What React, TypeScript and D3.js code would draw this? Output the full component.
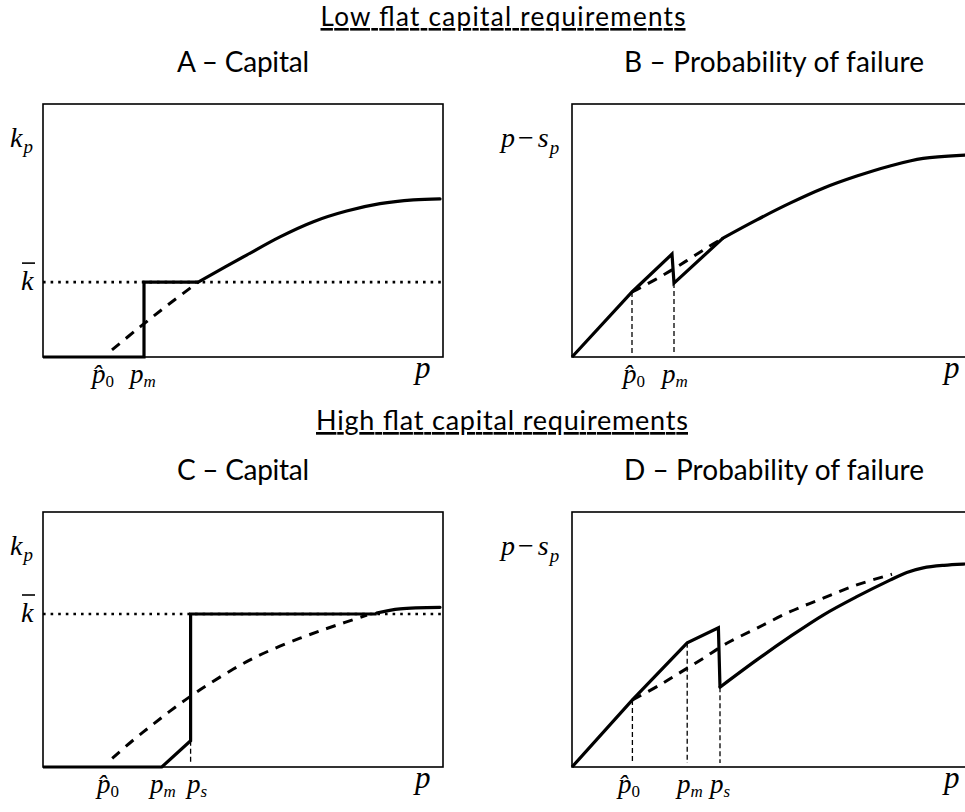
import React from "react";
import * as d3 from "d3";

type Pt = [number, number];

// A – capital, low flat requirement (p and k in 0..100 units of the box)
const kBarLow = 29.6;
const capStepLow: Pt[] = [[0, 0], [25.25, 0], [25.25, 29.6], [38.8, 29.6]];
const capUpperLow: Pt[] = [[38.8, 29.6], [50.9, 40.3], [59.25, 47.5], [67.6, 53.5], [75.9, 57.7], [84.25, 60.6], [92.6, 62.1], [99.25, 62.5]];
const capOptLow: Pt[] = [[17.25, 2.8], [24.25, 11.9], [31.25, 20.6], [38.8, 29.6]];

// B – probability of failure, low requirement
const pfLineLow: Pt[] = [[0, 0], [15, 25.7], [25, 40.7], [25.5, 29.2], [37.75, 47]];
const pfCurveLow: Pt[] = [[37.75, 47], [46.2, 54.2], [54.5, 60.8], [62.8, 66.7], [71.2, 71.5], [79.5, 75.5], [87.8, 78.5], [98.25, 79.8], [100, 79.9]];
const pfOptLow: Pt[] = [[15, 25.7], [17, 27.3], [23.25, 32.8], [28.5, 37.9], [33.25, 42.7], [37.75, 47]];
const pfGuidesLow: Pt[] = [[15, 25.7], [25.5, 29.2]];

// C – capital, high flat requirement
const kBarHigh = 60;
const capStepHigh: Pt[] = [[0, 0], [29.7, 0], [36.9, 10.3], [36.9, 60], [83.4, 60]];
const capUpperHigh: Pt[] = [[83.4, 60.4], [89.25, 62], [99.25, 62.6]];
const capOptHigh: Pt[] = [[17.3, 3.4], [22.6, 10.6], [26.75, 15.8], [31.5, 21.6], [36.75, 27.6], [41.75, 32.8], [47.6, 38.4], [52.5, 42.6], [57.6, 46.3], [64.25, 50.5], [70, 53.8], [75.5, 56.7], [81, 59.6]];
const capGuidesHigh: Pt[] = [[36.9, 10.3]];

// D – probability of failure, high requirement
const pfLineHigh: Pt[] = [[0, 0], [15.1, 26.3], [28.8, 48.7], [36.6, 54.6], [37, 31.3]];
const pfCurveHigh: Pt[] = [[37, 31.3], [46.2, 42], [54.5, 51.1], [62.8, 59.6], [71.2, 66.8], [79.5, 73.3], [83.7, 76.3], [87.8, 78.1], [93, 79.1], [98.25, 79.6], [100, 79.7]];
const pfOptHigh: Pt[] = [[15.1, 26.3], [22, 32.2], [27.4, 37.4], [32.8, 42.6], [38.7, 48.5], [46.2, 54.4], [54.5, 60.9], [62.8, 66.2], [71.2, 71.4], [80, 75.6]];
const pfGuidesHigh: Pt[] = [[15.1, 26.3], [28.8, 48.7], [37, 31.3]];

// p-axis labels: subscript, hat, position along p
type Lab = { sub: string; hat?: boolean; at: number };
const labelsA: Lab[] = [{ sub: "0", hat: true, at: 12.25 }, { sub: "m", at: 21.75 }];
const labelsB: Lab[] = [{ sub: "0", hat: true, at: 12.75 }, { sub: "m", at: 22.5 }];
const labelsC: Lab[] = [{ sub: "0", hat: true, at: 13.5 }, { sub: "m", at: 26.75 }, { sub: "s", at: 36 }];
const labelsD: Lab[] = [{ sub: "0", hat: true, at: 11.5 }, { sub: "m", at: 26.25 }, { sub: "s", at: 34.5 }];

const titles = ["Low flat capital requirements", "High flat capital requirements"];
const panelTitles = ["A \u2013 Capital", "B \u2013 Probability of failure", "C \u2013 Capital", "D \u2013 Probability of failure"];

const serif = '"Liberation Serif", "Times New Roman", "DejaVu Serif", serif';
const sans = "Lato";

type Box = { x: number; y: number; w: number; h: number };

type PanelProps = {
  box: Box;
  solid: Pt[][];
  curves: Pt[][];
  dashed: Pt[];
  guides: Pt[];
  labels: Lab[];
  kBar?: number;
  yLab: "k" | "ps";
};

const mathStyle = { fontFamily: serif, fontStyle: "italic" as const };

function Panel({ box, solid, curves, dashed, guides, labels, kBar, yLab }: PanelProps) {
  const x = d3.scaleLinear().domain([0, 100]).range([box.x, box.x + box.w]);
  const y = d3.scaleLinear().domain([0, 100]).range([box.y + box.h, box.y]);
  const straight = d3.line<Pt>().x(d => x(d[0])).y(d => y(d[1]));
  const smooth = d3.line<Pt>().x(d => x(d[0])).y(d => y(d[1])).curve(d3.curveCatmullRom.alpha(0.5));
  const axisY = y(0);

  return (
    <g>
      <rect x={box.x} y={box.y} width={box.w} height={box.h} fill="none" stroke="#000" strokeWidth={1.6} />
      {kBar !== undefined && (
        <line x1={x(0)} x2={x(100)} y1={y(kBar)} y2={y(kBar)} stroke="#000" strokeWidth={2.6} strokeDasharray="2.6,5" />
      )}
      {guides.map((g, i) => (
        <line key={i} x1={x(g[0])} x2={x(g[0])} y1={y(g[1])} y2={axisY - 4} stroke="#000" strokeWidth={1.3} strokeDasharray="5,3" />
      ))}
      <path d={smooth(dashed) || ""} fill="none" stroke="#000" strokeWidth={3} strokeDasharray="10,8" />
      {solid.map((s, i) => (
        <path key={"s" + i} d={straight(s) || ""} fill="none" stroke="#000" strokeWidth={3.2} strokeLinejoin="miter" />
      ))}
      {curves.map((s, i) => (
        <path key={"c" + i} d={smooth(s) || ""} fill="none" stroke="#000" strokeWidth={3.2} strokeLinecap="round" />
      ))}

      {/* y label */}
      {yLab === "k" ? (
        <text x={box.x - 33} y={y(83)} style={mathStyle} fontSize={28}>
          k<tspan fontSize={19} dy={6} dx={1}>p</tspan>
        </text>
      ) : (
        <text x={box.x - 71} y={y(83)} style={mathStyle} fontSize={28}>
          p<tspan style={{ fontStyle: "normal" }} dx={3}>{"\u2212"}</tspan><tspan dx={4}>s</tspan>
          <tspan fontSize={19} dy={7} dx={1}>p</tspan>
        </text>
      )}
      {kBar !== undefined && (
        <g>
          <line x1={box.x - 21} x2={box.x - 8} y1={y(kBar) - 19} y2={y(kBar) - 19} stroke="#000" strokeWidth={1.6} />
          <text x={box.x - 22} y={y(kBar) + 8} style={mathStyle} fontSize={28}>k</text>
        </g>
      )}

      {/* p labels */}
      {labels.map((l, i) => (
        <text key={"l" + i} x={x(l.at)} y={axisY + 26} style={mathStyle} fontSize={27}>
          {l.hat ? "p\u0302" : "p"}
          <tspan fontSize={17} dy={4} style={{ fontStyle: l.sub === "0" ? "normal" : "italic" }}>{l.sub}</tspan>
        </text>
      ))}
      <text x={x(93)} y={axisY + 21} style={mathStyle} fontSize={31}>p</text>
    </g>
  );
}

export default function App() {
  const A: Box = { x: 43, y: 104, w: 400, h: 253 };
  const B: Box = { x: 572, y: 104, w: 400, h: 253 };
  const C: Box = { x: 43, y: 512, w: 400, h: 255 };
  const D: Box = { x: 572, y: 512, w: 400, h: 255 };
  const ts = { fontFamily: sans };

  return (
    <svg width={965} height={812} style={{ position: "absolute", left: 0, top: 0, background: "#fff" }}>
      <rect width={965} height={812} fill="#fff" />
      <text x={503} y={26} textAnchor="middle" fontSize={26} textLength={365} lengthAdjust="spacing" style={{ ...ts, textDecoration: "underline" }}>{titles[0]}</text>
      <text x={243} y={72} textAnchor="middle" fontSize={28} textLength={132} lengthAdjust="spacing" style={ts}>{panelTitles[0]}</text>
      <text x={774} y={72} textAnchor="middle" fontSize={28} textLength={300} lengthAdjust="spacing" style={ts}>{panelTitles[1]}</text>
      <text x={502} y={430} textAnchor="middle" fontSize={27} textLength={372} lengthAdjust="spacing" style={{ ...ts, textDecoration: "underline" }}>{titles[1]}</text>
      <text x={243} y={480} textAnchor="middle" fontSize={28} textLength={132} lengthAdjust="spacing" style={ts}>{panelTitles[2]}</text>
      <text x={774} y={480} textAnchor="middle" fontSize={28} textLength={300} lengthAdjust="spacing" style={ts}>{panelTitles[3]}</text>

      <Panel box={A} solid={[capStepLow]} curves={[capUpperLow]} dashed={capOptLow} guides={[]} labels={labelsA} kBar={kBarLow} yLab="k" />
      <Panel box={B} solid={[pfLineLow]} curves={[pfCurveLow]} dashed={pfOptLow} guides={pfGuidesLow} labels={labelsB} yLab="ps" />
      <Panel box={C} solid={[capStepHigh]} curves={[capUpperHigh]} dashed={capOptHigh} guides={capGuidesHigh} labels={labelsC} kBar={kBarHigh} yLab="k" />
      <Panel box={D} solid={[pfLineHigh]} curves={[pfCurveHigh]} dashed={pfOptHigh} guides={pfGuidesHigh} labels={labelsD} yLab="ps" />
    </svg>
  );
}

====

Aim of the task: Restate exactly, please, only the lines between the start of the data and the line containing "const capOptLow: Pt[]", both ends included, skipping the pictures.

Solution to the problem:
What React, TypeScript and D3.js code would draw this? Output the full component.
import React from "react";
import * as d3 from "d3";

type Pt = [number, number];

// A – capital, low flat requirement (p and k in 0..100 units of the box)
const kBarLow = 29.6;
const capStepLow: Pt[] = [[0, 0], [25.25, 0], [25.25, 29.6], [38.8, 29.6]];
const capUpperLow: Pt[] = [[38.8, 29.6], [50.9, 40.3], [59.25, 47.5], [67.6, 53.5], [75.9, 57.7], [84.25, 60.6], [92.6, 62.1], [99.25, 62.5]];
const capOptLow: Pt[] = [[17.25, 2.8], [24.25, 11.9], [31.25, 20.6], [38.8, 29.6]];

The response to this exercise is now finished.